Its magnificent size prompted me to reflect on my days at my childhood library.
It was an old fashioned red brick building with a small playground outside. A beautiful children's area filled with bean bag chairs, puppets, and shelves of books as far as the eye could see. The reference area had all of the latest additions of newspapers from around the world. Encyclopedias from different publishers dating back to long before I was even born. A spiral staircase that always made me hold on tight to my mother's hand took one up to the area where the microfiche machines were.
Wait a second. . . did I actually just type MICROFICHE? Kids today have no idea of what that even is! I mentioned a card catalogue to my 10 year old the other day and she thought that it was a catalogue that she could look in to order birthday cards for her friends---online! Newspapers. . . ink on your fingers that you rub on your face when you scratch your nose. Unheard of! Everything in this world is not digital. Do librarians even exist, or are they only there to make sure that the internet connection is working in the building?

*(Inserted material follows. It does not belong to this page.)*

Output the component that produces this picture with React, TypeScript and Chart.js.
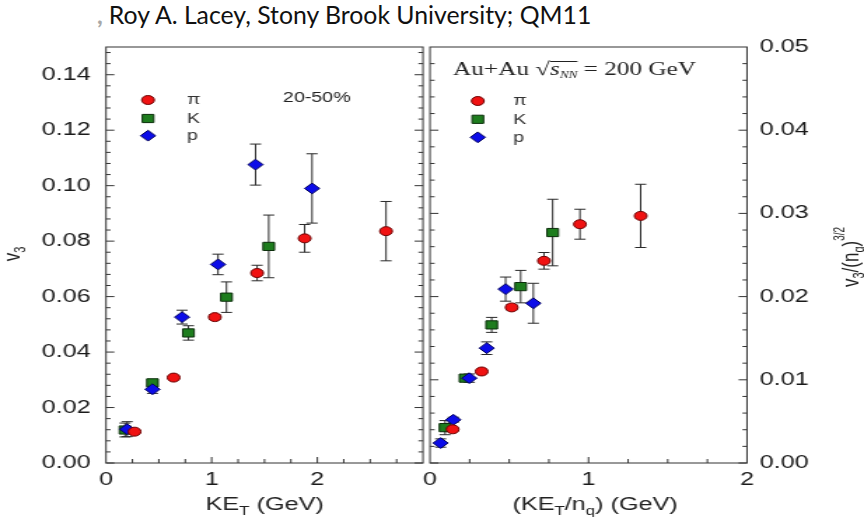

All sarcasm aside, I think that the role of both the public and school libraries is changing dramatically, and I see both positives and negatives to this.
Obviously, the internet has changed everything. Information is at our fingertips as fast as we are able to type. This is wonderful. Our children have learned to satisfy their thirst for knowledge quickly, and can then continue to question in greater detail. However, are they truly savoring that initial satisfaction?
Being that we are able to locate information so quickly, we, myself included, don't always take the time to store it in our memory banks because we know that we will be able to recover the information just as quickly the next time that we need it. From my own personal experience, when I had to work to find the information I retained it better, and appreciated it more.
I think that there is something to be said for looking up your book in the card catalogue, recalling the Dewy Decimal System, and searching through the stacks to find it. Once you find the book, then searching the index for the concept that you are looking for.
Don't get me wrong, I love everything that technology has given to us as a society. I just believe that sometimes we value things more when we have to work for them.
Getting back to my new neighborhood library. . . I don't know what is in the grand plan for the building, but here is my wish list.
- bean bags in the children's area
- daily newspapers
- a card catalogue
- librarians who help the readers find what they need
- and a fantastic media center. . . today's society needs it all.